Por Óscar Domínguez G.
Al principio de mis días lujuria y lectura empezaron de la mano. Recuerdo el título del primer libro que me regalaron: “Respuestas a las preguntas sexuales de los niños”. Era de pasta amarilla, un color por el que se podría cometer un asesinato. Lo dijo uno menos daltónico que este aplastateclas.
Ese manual que se perdió en el tsunami de algún trasteo fue un regalo de mi madre en respuesta a interrogantes de este tenor: ¿Por qué un objeto no volador sí identificado que me cuelga abajo del ombligo de pronto se alborota?
Aprendí a maridar vocales y consonantes en el kínder de la señorita Esilda. En ese proceso me enamoré perdidamente de las vocales. Por largo tiempo creí que nunca necesitaría las consonantes.
En agradecimiento a la señorita Esilda (en la foto) le dediqué uno de mis libros “de cuyo título” no pienso acordarme. No voy a sugerir que busquen mis libros en la 35ª. Filbo bogotana. Todos están agotados. Se regalaron bien. Soy best seller de libros regalados.
En mi caso, la plata y la inmortalidad que esperen. Prefiero ahorrarme incómodos viajes promocionando mi talento por mandato de las editoriales, durmiendo mal, bebiendo menjurjes que de pronto me estropean el hígado, o rompiéndome el coco improvisando frases inteligentes con la habilidad con la que los magos sacan hipopótamos del sombrero.

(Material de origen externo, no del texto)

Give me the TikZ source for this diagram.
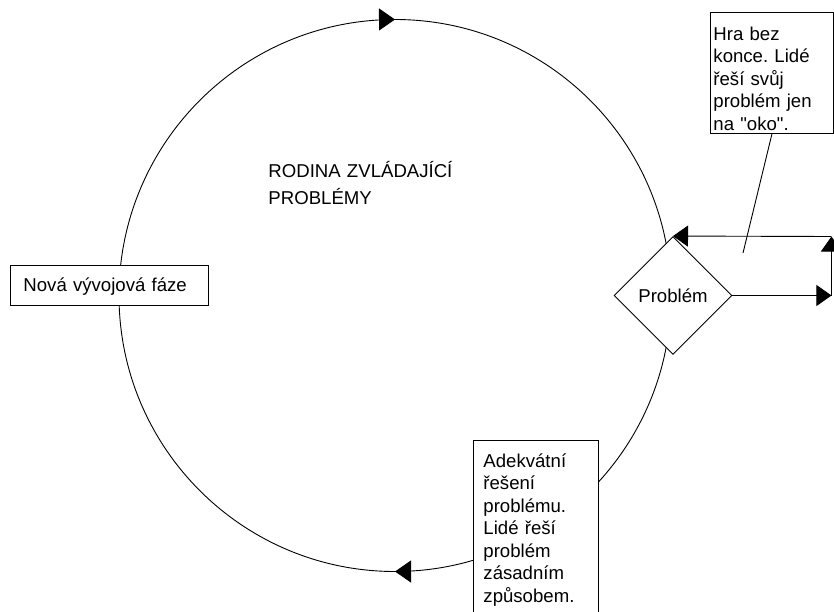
\documentclass[tikz,border=0pt]{standalone}
\usepackage{fontspec}
\setmainfont{Liberation Sans}[Ligatures=TeXOff]
\usepackage{tikz}
\usetikzlibrary{positioning, arrows.meta, shapes.geometric, decorations.markings}
\frenchspacing
\tikzset{kasten/.style={rectangle,draw,fill=white,anchor=north west,inner ysep=0pt,align=left},
	raute/.style={diamond,draw,fill=white,minimum width=118pt,minimum height=118pt,inner sep=1pt},
	pfeil/.style={-{Triangle[length=15pt,width=21pt]}},
	spitze/.tip={Triangle[length=16pt,width=22pt]} }

\begin{document}
\begin{tikzpicture}
	[x=1pt, y=-1pt,
	 line width=0.9pt,
	 font=\fontsize{18.6}{22.5}\selectfont,
	 kreispfeile/.style={postaction={decorate},
	 	decoration={markings,
	 		mark=at position 0.25 with {\arrow{spitze}},
	 		mark=at position 0.75 with {\arrow{spitze}}}}]

  \useasboundingbox (0,0) rectangle (834,612);
  \clip (0,0) rectangle (834,612);

  \coordinate (mitte) at (395,295.5);
  \draw [kreispfeile] (mitte) circle [radius=276];

  \node (faze) [kasten, text width=172pt, inner xsep=13pt, text height=26pt, text depth=14pt] at (10,265) {Nová vývojová fáze};
  \node (hra) [kasten, text width=117pt, inner xsep=3pt, text height=28pt, text depth=93pt] at (710,12)
  	{Hra bez\\ konce. Lidé\\ řeší svůj\\ problém jen\\ na "oko".};
  \node (reseni) [kasten, text width=105pt, inner xsep=10pt, text height=27pt, text depth=183pt] at (473,440)
  	{Adekvátní\\ řešení\\ problému.\\ Lidé řeší\\ problém\\ zásadním\\ způsobem.};
  \node (problem) [raute] at (673,295.5) {Problém};
  \node (titel) [anchor=base west, inner sep=0pt, text width=230pt, align=left, font=\fontsize{18.6}{27}\selectfont] at (268,178)
  	{RODINA ZVLÁDAJÍCÍ\\ PROBLÉMY};

  \coordinate [right=99pt of problem.east] (ecke1);
  \coordinate [above=59pt of ecke1] (ecke2);
  \coordinate (zeiger) at (743,253);

  \draw [pfeil] (problem.east) -- (ecke1);
  \draw [pfeil] (ecke1) -- (ecke2);
  \draw [pfeil] (ecke2) -- (problem.north);
  \draw (hra.south) -- (zeiger);
\end{tikzpicture}
\end{document}
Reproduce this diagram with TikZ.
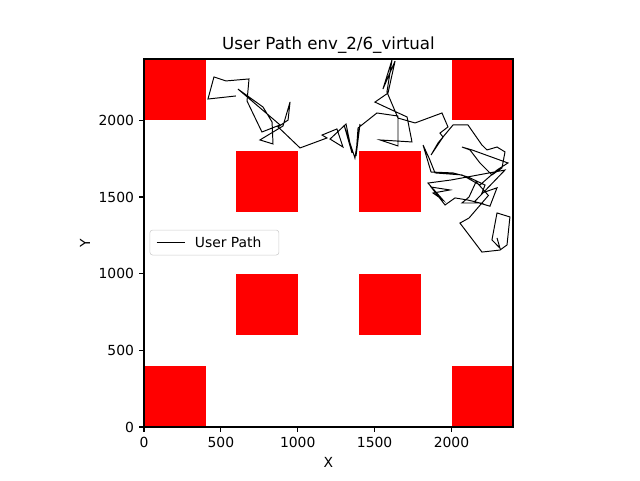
\documentclass[tikz,border=0pt]{standalone}
\usepackage{fontspec}
\setmainfont{DejaVu Sans}

\begin{document}
\begin{tikzpicture}[x=0.1107pt, y=0.1104pt,
    obstacle/.style={fill=red},
    ticklabel/.style={font=\fontsize{10}{12}\selectfont, inner sep=0pt},
    tickmark/.style={line width=0.8pt},
    pathline/.style={line width=0.7pt, line join=miter}]
  \useasboundingbox (-936.6,-345.7) rectangle (3226,2784.9);

  \foreach \x/\y in {0/2000, 2000/2000, 600/1400, 1400/1400, 600/600, 1400/600, 0/0, 2000/0} {
    \fill[obstacle] (\x,\y) rectangle ++(400,400);
  }

  \draw[pathline] plot coordinates {
    (598,2159) (416,2139) (455,2283) (533,2257) (683,2270) (670,2126)
    (767,1924) (885,1970) (611,2204) (774,2087) (833,1989) (839,1846)
    (754,1872) (904,1963) (950,2120) (937,2002) (872,1957) (1015,1820)
    (1190,1885) (1158,1904) (1255,1944) (1294,1826) (1210,1878) (1314,1976)
    (1353,1787) (1301,1970) (1372,1754) (1405,1976) (1379,1767) (1392,1950)
    (1515,2048) (1652,2028) (1652,1833) (1535,1872) (1743,1859) (1711,2022)
    (1613,2067) (1502,2119) (1587,2178) (1633,2387) (1554,2204) (1613,2394)
    (1580,2185) (1652,2015) (1763,1983) (1938,2048) (1977,1957) (1925,1917)
    (1945,1891) (1867,1774) (1912,1852) (2010,1970) (2107,1970) (2198,1839)
    (2231,1807) (2296,1826) (2348,1794) (2328,1689) (2263,1644) (2185,1722)
    (2120,1807) (2068,1826) (2133,1807) (2367,1722) (2296,1676) (2185,1578)
    (2068,1644) (1893,1657) (1854,1754) (1815,1839) (1867,1663) (2010,1657)
    (2107,1631) (2218,1578) (2198,1526) (2296,1560) (2250,1440) (2150,1470)
    (2348,1676) (1997,1611) (1847,1591) (1945,1480) (1880,1526) (1990,1546)
    (1867,1565) (1958,1448) (2023,1494) (2107,1480) (2185,1461) (2068,1461)
    (2114,1500) (2160,1600) (2240,1510) (2114,1363) (2055,1330) (2198,1141)
    (2315,1154) (2361,1187) (2380,1370) (2296,1396) (2263,1220) (2315,1167)
    (2296,1233)
  };

  \draw[line width=0.8pt] (0,0) rectangle (2400,2400);

  \foreach \v in {0, 500, 1000, 1500, 2000} {
    \draw[tickmark] (\v,0) -- ++(0,-3.5pt);
    \draw[tickmark] (0,\v) -- ++(-3.5pt,0);
    \node[ticklabel, anchor=north, yshift=-7pt] (xt-\v) at (\v,0) {\v};
    \node[ticklabel, anchor=east, xshift=-7pt] (yt-\v) at (0,\v) {\v};
  }

  \node[font=\fontsize{12}{14}\selectfont, inner sep=0pt, anchor=base] (title) at (1200,2465) {User Path env\_2/6\_virtual};
  \node[ticklabel, anchor=base] (xlabel) at (1200,-261) {X};
  \node[ticklabel, rotate=90] (ylabel) at (-384,1200) {Y};

  \node[draw=black!20, fill=white, fill opacity=0.8, text opacity=1, rounded corners=2pt,
        minimum width=92.9pt, minimum height=18pt, inner sep=0pt] (legend) at (458,1203) {};
  \draw[pathline] ([xshift=5.1pt]legend.west) -- ++(20.1pt,0);
  \node[ticklabel, anchor=west] (legend-text) at ([xshift=32.4pt]legend.west) {User Path};
\end{tikzpicture}
\end{document}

La Alegría de leer de don Evangelista Quintana fue mi primer libro de lectura. El segundo lo oi por radio que escuchábamos en familia después de los nocturnos y repetitivos frisoles y de rosarios largos como los discursos del presidente Gustavo Francisco desde el balcón de Palacio ante sus huestes de la primera línea. Se trata de “Lejos del nido”, de Juan José Botero. Lloré a moco tendido leyendo la novela sobre el secuestro de Andrea por el indio Isidoro Quirama. No se perdió esa lectura: Mi hija heredó su nombre.
Tampoco me abstendré de recomendar uno de mis libros preferidos. Es pura teología-ficción. Si los rostros de madera de la academia sueca me invitan a Estocolmo con todos los gastos pagos a preguntarme a cuál autor muerto le daría el Nobel, les respondería que a Paramahansa Yogananda por su “Autobiografía de un yogui”. No tiene presa mala, como Amparito Grisales.
En épocas de vacas gordas económicas solía regalarlo. Nunca imaginé que Steve Jobs, mandamás de Apple, se fuera a copiar de mí y lo regalara en una ceremonia especial después de su muerte con asistencia de los cacaos de la aldea global. Pero de aquello, el crédito para este pecho, nada.